Scan the records for the word "this". Copy each line that includes it.

---------------

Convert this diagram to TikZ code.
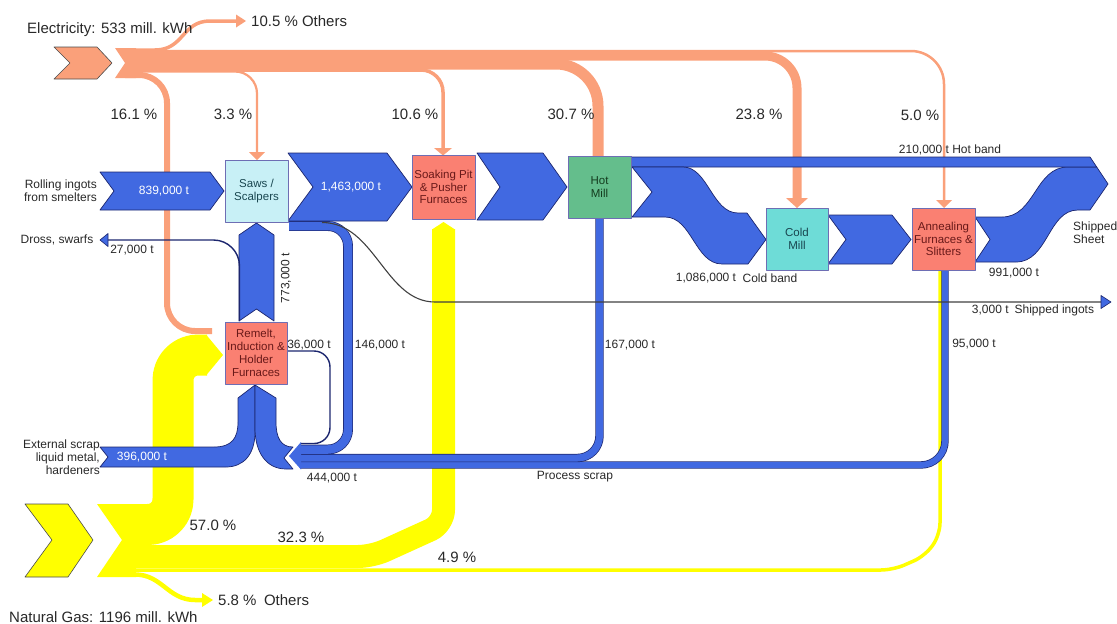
\documentclass[tikz,border=0pt]{standalone}
\usepackage{fontspec}
\setmainfont{Liberation Sans}
\definecolor{elec}{RGB}{250,160,122}
\definecolor{gas}{RGB}{255,255,0}
\definecolor{flow}{RGB}{65,105,225}
\definecolor{edge}{RGB}{28,38,110}
\definecolor{salmonbox}{RGB}{250,128,114}
\definecolor{sawsbox}{RGB}{200,240,246}
\definecolor{hotbox}{RGB}{100,190,140}
\definecolor{coldbox}{RGB}{110,220,215}
\definecolor{boxline}{RGB}{110,110,180}
\definecolor{txt}{RGB}{40,40,40}
\definecolor{redtxt}{RGB}{105,25,25}
\definecolor{greentxt}{RGB}{20,60,30}
\definecolor{tealtxt}{RGB}{25,70,80}
\begin{document}
\begin{tikzpicture}[x=1pt,y=-1pt,line join=round,
  blueshape/.style={fill=flow,draw=edge,line width=0.7pt},
  casing/.style={draw=edge,line width=0.7pt,double=flow,double distance=#1},
  darkline/.style={draw=edge,line width=1.4pt},
  procbox/.style={draw=boxline,line width=0.8pt,inner sep=0pt,outer sep=0pt,
    minimum width=63pt,minimum height=62pt,align=center,
    font=\fontsize{11.5}{12.8}\selectfont},
  pct/.style={font=\fontsize{15}{17}\selectfont,text=txt,inner sep=0pt},
  lab/.style={font=\fontsize{12}{13}\selectfont,text=txt,inner sep=0pt},
  wlab/.style={lab,text=white}]
\useasboundingbox (0,0) rectangle (1117,624);

% ---------------- electricity ----------------
\path[fill=elec,draw=black!70,line width=0.6pt] (54,47) -- (97,47) -- (112,63) -- (97,79) -- (54,79) -- (70,63) -- cycle;
\fill[elec] (115,48) -- (136,48) -- (136,78) -- (115,78) -- (125,63) -- cycle;
\draw[elec,line width=3.5pt] (125,50) -- (155,50) .. controls (184,50) and (182,21) .. (210,21) -- (237,21);
\fill[elec] (236,14.5) -- (246,21) -- (236,27.5) -- cycle;
\draw[elec,line width=2.5pt,rounded corners=33pt] (125,51) -| (944,201);
\fill[elec] (936,200) -- (952,200) -- (944,208) -- cycle;
\draw[elec,line width=9pt,rounded corners=32pt] (125,56) -| (797,199);
\fill[elec] (786,198) -- (808,198) -- (797,208) -- cycle;
\draw[elec,line width=11pt,rounded corners=42pt] (125,64) -| (598,156);
\draw[elec,line width=3.5pt,rounded corners=22pt] (125,70) -| (443,149);
\fill[elec] (434,148) -- (452,148) -- (443,155.5) -- cycle;
\draw[elec,line width=2.2pt,rounded corners=22pt] (125,71.5) -| (257,153);
\fill[elec] (249,152) -- (265,152) -- (257,160) -- cycle;
\draw[elec,line width=6pt,rounded corners=28pt] (125,75) -| (167,331) -- (212,331);

% ---------------- natural gas ----------------
\path[fill=gas,draw=black!70,line width=0.6pt] (25,504) -- (68,504) -- (93,540) -- (68,577) -- (25,577) -- (52,540) -- cycle;
\fill[gas] (97,504) -- (136,504) -- (136,577) -- (97,577) -- (122,540) -- cycle;
\draw[gas,line width=41pt,rounded corners=25pt] (128,524.5) -- (173,524.5) -- (173,355) -- (207,355);
\fill[gas] (206,334.5) -- (223,355) -- (206,375.5) -- cycle;
\draw[gas,line width=23pt,rounded corners=14pt] (128,556.5) -- (372,556.5) -- (443.5,524) -- (443.5,229);
\fill[gas] (432,229.5) -- (443.5,222) -- (455,229.5) -- cycle;
\draw[gas,line width=3.5pt,rounded corners=12pt] (128,570) -- (893,570) -- (925,556) -- (940,535) -- (940,271);
\draw[gas,line width=4.5pt] (128,574.5) -- (135,574.5) .. controls (162,574.5) and (168,600) .. (195,600) -- (203,600);
\fill[gas] (202,593) -- (213,600) -- (202,607) -- cycle;

% ---------------- aluminium flows ----------------
% process scrap returning to the remelt furnaces
\draw[casing=6pt,rounded corners=24pt] (945,270) -- (945,465) -- (300,465);
\draw[casing=7pt,rounded corners=22pt] (599.5,218) -- (599.5,458) -- (300,458);
\draw[casing=8.5pt,rounded corners=20pt] (289,226) -- (348,226) -- (348,449.5) -- (300,449.5);
\draw[edge,line width=1.4pt,rounded corners=16pt] (287,351) -- (330,351) -- (330,443.5) -- (300,443.5);
\path[fill=flow] (301,442) -- (289,456) -- (301,469.5) -- cycle;

% inputs to the remelt furnaces
\path[blueshape] (100,447) -- (214,447) .. controls (232,447) and (238,438) .. (238,422) -- (238,398) -- (255,385)
  -- (255,432) .. controls (255,455) and (243,467) .. (226,467) -- (100,467) -- (108,457) -- cycle;
\path[blueshape] (255,385) -- (276,398) -- (276,422) .. controls (276,438) and (281,447) .. (293,447) -- (284,458)
  -- (293,469) -- (286,469) .. controls (266,469) and (255,452) .. (255,428) -- cycle;
\path[blueshape] (239,321) -- (239,235) -- (256.5,223) -- (274,235) -- (274,321) -- (256.5,309) -- cycle;

% main line
\path[blueshape] (100,172) -- (210,172) -- (224,191) -- (210,210) -- (100,210) -- (114,191) -- cycle;
\path[blueshape] (288,153) -- (387,153) -- (412,187) -- (387,221) -- (288,221) -- (313,187) -- cycle;
\path[blueshape] (477,153) -- (543,153) -- (567,187) -- (543,220) -- (477,220) -- (500,187) -- cycle;
\path[blueshape] (975,217) -- (1002,217) .. controls (1035,217) and (1035,167) .. (1068,167) -- (1096.7,167)
  -- (1108,184) -- (1090,210) -- (1078,210) .. controls (1048,210) and (1048,262) .. (1016,262) -- (975,262) -- (990,239.5) -- cycle;
\path[blueshape] (631,157) -- (1090,157) -- (1096.7,167) -- (631,167) -- cycle;
\path[blueshape] (632,167) -- (683,167) .. controls (708,167) and (712,213) .. (738,213) -- (747,213) -- (766,239.5)
  -- (748,264) -- (722,264) .. controls (695,264) and (692,217) .. (665,217) -- (632,217) -- (652,192) -- cycle;
\path[blueshape] (828,215) -- (892,215) -- (911,239.5) -- (892,264) -- (828,264) -- (846,239.5) -- cycle;

% dross and shipped ingots
\draw[darkline,rounded corners=26pt] (239.5,321) -- (239.5,240) -- (108,240);
\path[fill=flow,draw=edge,line width=0.6pt] (108,233.5) -- (100,240) -- (108,246.5) -- cycle;
\draw[black!75,line width=1.1pt] (322,222.5) .. controls (375,222.5) and (385,302) .. (435,302) -- (1101,302);
\path[fill=flow,draw=edge,line width=0.6pt] (1101,295.5) -- (1111,302) -- (1101,308.5) -- cycle;

% ---------------- process units ----------------
\node[procbox,fill=sawsbox,text=tealtxt] (saws) at (256.5,191) {Saws /\\Scalpers};
\node[procbox,fill=salmonbox,text=redtxt,minimum height=64pt] (soak) at (443.5,187) {Soaking Pit\\\& Pusher\\Furnaces};
\node[procbox,fill=hotbox,text=greentxt] (hot) at (599.5,187) {Hot\\Mill};
\node[procbox,fill=coldbox,text=tealtxt,minimum width=62pt] (cold) at (797,239) {Cold\\Mill};
\node[procbox,fill=salmonbox,text=redtxt] (anneal) at (943.5,239) {Annealing\\Furnaces \&\\Slitters};
\node[procbox,fill=salmonbox,text=redtxt,minimum width=62pt] (remelt) at (256,353) {Remelt,\\Induction \&\\Holder\\Furnaces};

% ---------------- labels ----------------
\node[pct,anchor=west] (elecsrc) at (27,30) {Electricity: 533 mill. kWh};
\node[pct,anchor=west] (elecoth) at (251,21) {10.5 \% Others};
\node[pct] (p161) at (134,114) {16.1 \%};
\node[pct] (p33) at (233,114) {3.3 \%};
\node[pct] (p106) at (415,114) {10.6 \%};
\node[pct] (p307) at (571,114) {30.7 \%};
\node[pct] (p238) at (759,114) {23.8 \%};
\node[pct] (p50) at (920,115) {5.0 \%};
\node[pct] (p570) at (213,525) {57.0 \%};
\node[pct] (p323) at (301,537) {32.3 \%};
\node[pct] (p49) at (457,557) {4.9 \%};
\node[pct,anchor=west] (gasoth) at (218,600) {5.8 \%\hspace{0.5em}Others};
\node[pct,anchor=west] (gassrc) at (9,617) {Natural Gas: 1196 mill. kWh};

\node[lab,align=right,anchor=east] (ingots) at (97,191) {Rolling ingots\\from smelters};
\node[wlab] (t839) at (164,191) {839,000 t};
\node[wlab] (t1463) at (351,187) {1,463,000 t};
\node[lab,rotate=90] (t773) at (286,278) {773,000 t};
\node[lab] (dross) at (57,240) {Dross, swarfs};
\node[lab] (t27) at (132,250) {27,000 t};
\node[lab] (t36) at (309,345) {36,000 t};
\node[lab] (t146) at (380,345) {146,000 t};
\node[lab,align=right,anchor=east] (ext) at (100,457) {External scrap\\liquid metal,\\hardeners};
\node[wlab] (t396) at (142,457) {396,000 t};
\node[lab] (t444) at (332,478) {444,000 t};
\node[lab] (scrap) at (575,477) {Process scrap};
\node[lab] (t167) at (630,345) {167,000 t};
\node[lab] (t95) at (974,344) {95,000 t};
\node[lab] (t1086) at (706,278) {1,086,000 t};
\node[lab] (coldband) at (770,278) {Cold band};
\node[lab] (hotband) at (950,150) {210,000 t Hot band};
\node[lab] (t991) at (1014,273) {991,000 t};
\node[lab,align=left,anchor=west] (sheet) at (1073,233) {Shipped\\Sheet};
\node[lab] (shipingots) at (1033,310) {3,000 t\hspace{0.5em}Shipped ingots};
\end{tikzpicture}
\end{document}
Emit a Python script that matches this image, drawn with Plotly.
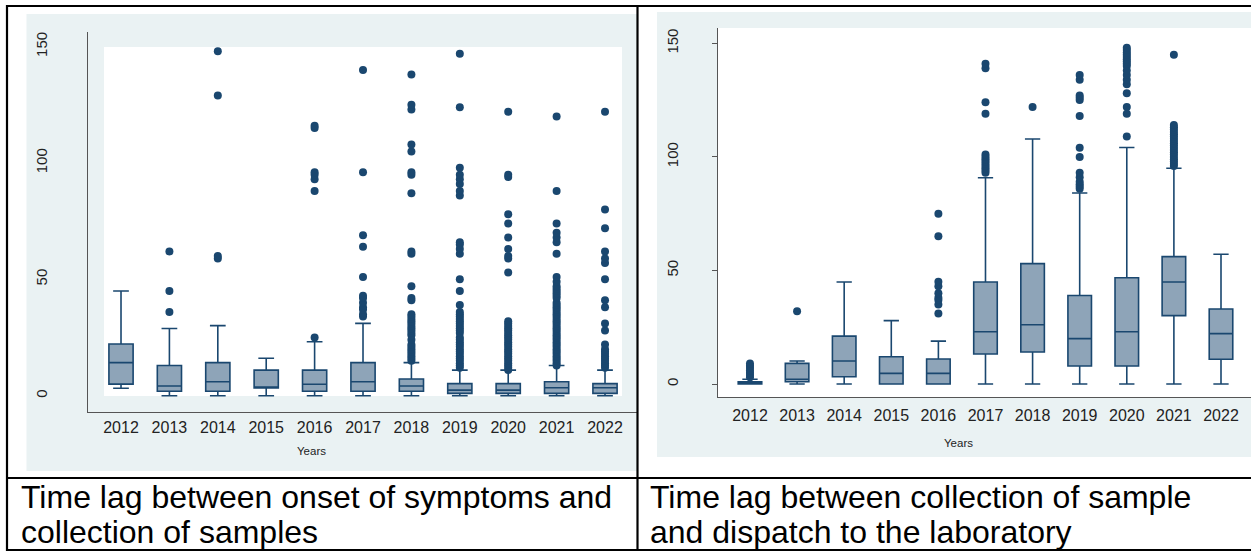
import plotly.graph_objects as go

W, H = 1251, 552

years = ["2012", "2013", "2014", "2015", "2016", "2017", "2018", "2019", "2020", "2021", "2022"]

# ---- Left panel: onset of symptoms -> collection of samples ----
left_lowerfence = [3.2, 0, 0, 0, 0, 0, 0, 0, 0, 0, 0]
left_q1 = [5.0, 1.9, 1.9, 3.3, 1.9, 1.9, 1.9, 1.0, 1.0, 1.0, 1.0]
left_median = [14.2, 4.2, 6.0, 3.3, 4.9, 6.0, 4.2, 2.4, 2.4, 3.4, 3.4]
left_q3 = [22.2, 13.0, 14.2, 11.0, 11.0, 14.2, 7.2, 5.2, 5.2, 6.0, 5.2]
left_upperfence = [45.0, 28.9, 30.1, 16.1, 23.2, 31.1, 14.2, 11.0, 11.0, 13.0, 11.0]
left_outliers = {
    "2012": [],
    "2013": [36, 45, 62],
    "2014": [59, 60, 129, 148],
    "2015": [],
    "2016": [25, 88, 93, 95, 96, 115, 116],
    "2017": [34, 35, 37, 38, 40, 42, 43, 51, 64, 69, 96, 140],
    "2018": [15, 16, 17, 18, 19, 20, 21, 22, 24, 26, 27, 28, 29, 30, 31, 32, 33, 34, 35,
             41, 42, 47, 61, 62, 87, 95, 96, 105, 108, 123, 125, 138],
    "2019": [12, 13, 14, 15, 16, 17, 18, 19, 20, 21, 22, 23, 24, 25, 27, 28, 29, 30, 31,
             32, 33, 34, 35, 36, 39, 45, 50, 61, 63, 65, 66, 86, 88, 91, 93, 95, 98, 124, 147],
    "2020": [11, 12, 13, 14, 15, 16, 17, 18, 19, 20, 21, 22, 23, 24, 25, 26, 27, 28, 29,
             30, 31, 32, 53, 59, 60, 63, 68, 74, 78, 94, 95, 122],
    "2021": [13, 14, 15, 16, 17, 18, 19, 20, 21, 22, 23, 24, 25, 26, 27, 28, 29, 30, 31,
             32, 33, 34, 35, 36, 37, 38, 39, 40, 42, 43, 44, 45, 46, 47, 49, 51, 61, 66,
             68, 70, 74, 88, 120],
    "2022": [12, 13, 14, 15, 16, 17, 18, 19, 20, 22, 28, 31, 38, 41, 50, 57, 59, 62, 72, 80, 122],
}

# ---- Right panel: collection of sample -> dispatch to laboratory ----
right_lowerfence = [0, 0, 0, 0, 0, 0, 0, 0, 0, 0, 0]
right_q1 = [0, 1.0, 3.2, 0, 0, 13.2, 14.1, 7.9, 7.9, 30.1, 10.9]
right_median = [0.2, 2.1, 10.1, 4.7, 4.7, 23.0, 26.1, 20.0, 23.0, 44.9, 22.2]
right_q3 = [1.0, 9.1, 21.1, 12.0, 11.0, 44.9, 53.0, 39.0, 46.8, 56.1, 33.0]
right_upperfence = [2.1, 10.1, 44.9, 27.9, 18.9, 90.8, 107.9, 84.1, 104.1, 95.0, 57.1]
right_outliers = {
    "2012": [3, 4, 5, 6, 7, 8, 9],
    "2013": [32],
    "2014": [],
    "2015": [],
    "2016": [31, 35, 37, 38, 40, 43, 45, 65, 75],
    "2017": [93, 94, 95, 96, 97, 98, 99, 100, 101, 119, 124, 139, 141],
    "2018": [122],
    "2019": [86, 87, 88, 89, 91, 93, 100, 104, 118, 125, 126, 127, 134, 136],
    "2020": [109, 119, 122, 128, 132, 134, 136, 138, 140, 141, 142, 143, 144, 145, 146, 147, 148],
    "2021": [96, 97, 98, 99, 100, 101, 102, 103, 104, 105, 106, 107, 108, 109, 110, 111,
             112, 113, 114, 145],
    "2022": [],
}

y_ticks = [0, 50, 100, 150]
x_title = "Years"
caption_left = ["Time lag between onset of symptoms and", "collection of samples"]
caption_right = ["Time lag between collection of sample", "and dispatch to the laboratory"]

NAVY = "#1a476f"
BOXFILL = "#8ea4b8"
BG = "#eaf2f3"
FONT = "Liberation Sans, Arial, sans-serif"


def px_x(x):
    return x / W


def px_y(y):
    return 1 - y / H


fig = go.Figure()


def add_panel(suffix, lf, q1, med, q3, uf, outl):
    fig.add_trace(go.Box(
        x=years, q1=q1, median=med, q3=q3, lowerfence=lf, upperfence=uf,
        boxpoints=False, width=0.5, whiskerwidth=0.65,
        fillcolor=BOXFILL, line=dict(color=NAVY, width=1.6),
        xaxis="x" + suffix, yaxis="y" + suffix, showlegend=False,
    ))
    xs, ys = [], []
    for yr in years:
        for v in outl[yr]:
            xs.append(yr)
            ys.append(v)
    fig.add_trace(go.Scatter(
        x=xs, y=ys, mode="markers",
        marker=dict(color=NAVY, size=8, line=dict(width=0)),
        xaxis="x" + suffix, yaxis="y" + suffix, showlegend=False,
    ))


add_panel("", left_lowerfence, left_q1, left_median, left_q3, left_upperfence, left_outliers)
add_panel("2", right_lowerfence, right_q1, right_median, right_q3, right_upperfence, right_outliers)

axis_common_x = dict(type="category", showline=True, linecolor="#555555", linewidth=1.2,
                     showgrid=False, zeroline=False, ticks="", automargin=False,
                     tickfont=dict(family=FONT, size=16, color="#222222"))
axis_common_y = dict(showline=True, linecolor="#555555", linewidth=1.2, showgrid=False,
                     zeroline=False, tickvals=y_ticks, tickangle=-90, automargin=False,
                     tickfont=dict(family=FONT, size=15, color="#222222"))

fig.update_layout(
    width=W, height=H, margin=dict(l=0, r=0, t=0, b=0, pad=0),
    paper_bgcolor="white", plot_bgcolor="rgba(0,0,0,0)",
    xaxis=dict(domain=[px_x(88), px_x(637)], range=[-0.682, 10.661], anchor="y",
               ticklabelstandoff=1, **axis_common_x),
    yaxis=dict(domain=[px_y(412), px_y(32)], range=[-7.0, 156.3], anchor="x",
               ticks="", ticklabelstandoff=34, **axis_common_y),
    xaxis2=dict(domain=[px_x(718), px_x(1251)], range=[-0.679, 10.637], anchor="y2",
                ticklabelstandoff=4, **axis_common_x),
    yaxis2=dict(domain=[px_y(397), px_y(28)], range=[-5.72, 156.74], anchor="x2",
                ticks="outside", ticklen=5, tickcolor="#555555", ticklabelstandoff=28,
                **axis_common_y),
)

shapes = []


def rect(x0, y0, x1, y1, color):
    shapes.append(dict(type="rect", xref="paper", yref="paper", layer="below",
                       x0=px_x(x0), x1=px_x(x1), y0=px_y(y1), y1=px_y(y0),
                       fillcolor=color, line=dict(width=0)))


def line(x0, y0, x1, y1, w=2.2):
    shapes.append(dict(type="line", xref="paper", yref="paper", layer="above",
                       x0=px_x(x0), x1=px_x(x1), y0=px_y(y0), y1=px_y(y1),
                       line=dict(color="black", width=w)))


rect(26.5, 14, 637, 471, BG)
rect(657, 12, 1251, 457, BG)
rect(104, 47, 622, 396, "white")
rect(718, 28, 1251, 397, "white")

line(6, 6, 1251, 6)
line(7, 5, 7, 551)
line(637.5, 5, 637.5, 551)
line(6, 478, 1251, 478)
line(6, 550, 1251, 550)

annotations = [
    dict(text=x_title, x=px_x(311), y=px_y(451), xref="paper", yref="paper",
         xanchor="center", yanchor="middle",
         showarrow=False, font=dict(family=FONT, size=11.5, color="#222222")),
    dict(text=x_title, x=px_x(958), y=px_y(443), xref="paper", yref="paper",
         xanchor="center", yanchor="middle",
         showarrow=False, font=dict(family=FONT, size=11.5, color="#222222")),
]
for i, t in enumerate(caption_left):
    annotations.append(dict(text=t, x=px_x(19), y=px_y(497 + 35 * i), xref="paper", yref="paper",
                            xanchor="left", yanchor="middle", showarrow=False,
                            font=dict(family=FONT, size=32, color="black")))
for i, t in enumerate(caption_right):
    annotations.append(dict(text=t, x=px_x(648), y=px_y(497 + 35 * i), xref="paper", yref="paper",
                            xanchor="left", yanchor="middle", showarrow=False,
                            font=dict(family=FONT, size=32, color="black")))

fig.update_layout(shapes=shapes, annotations=annotations)

fig.write_html("out.html", config={"displayModeBar": False},
               post_script="document.body.style.margin='0px';document.body.style.overflow='hidden';")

---------------

EXPECTED ANSWER:
Convert this diagram to TikZ code.
Emit a Python script that matches this image, drawn with Plotly.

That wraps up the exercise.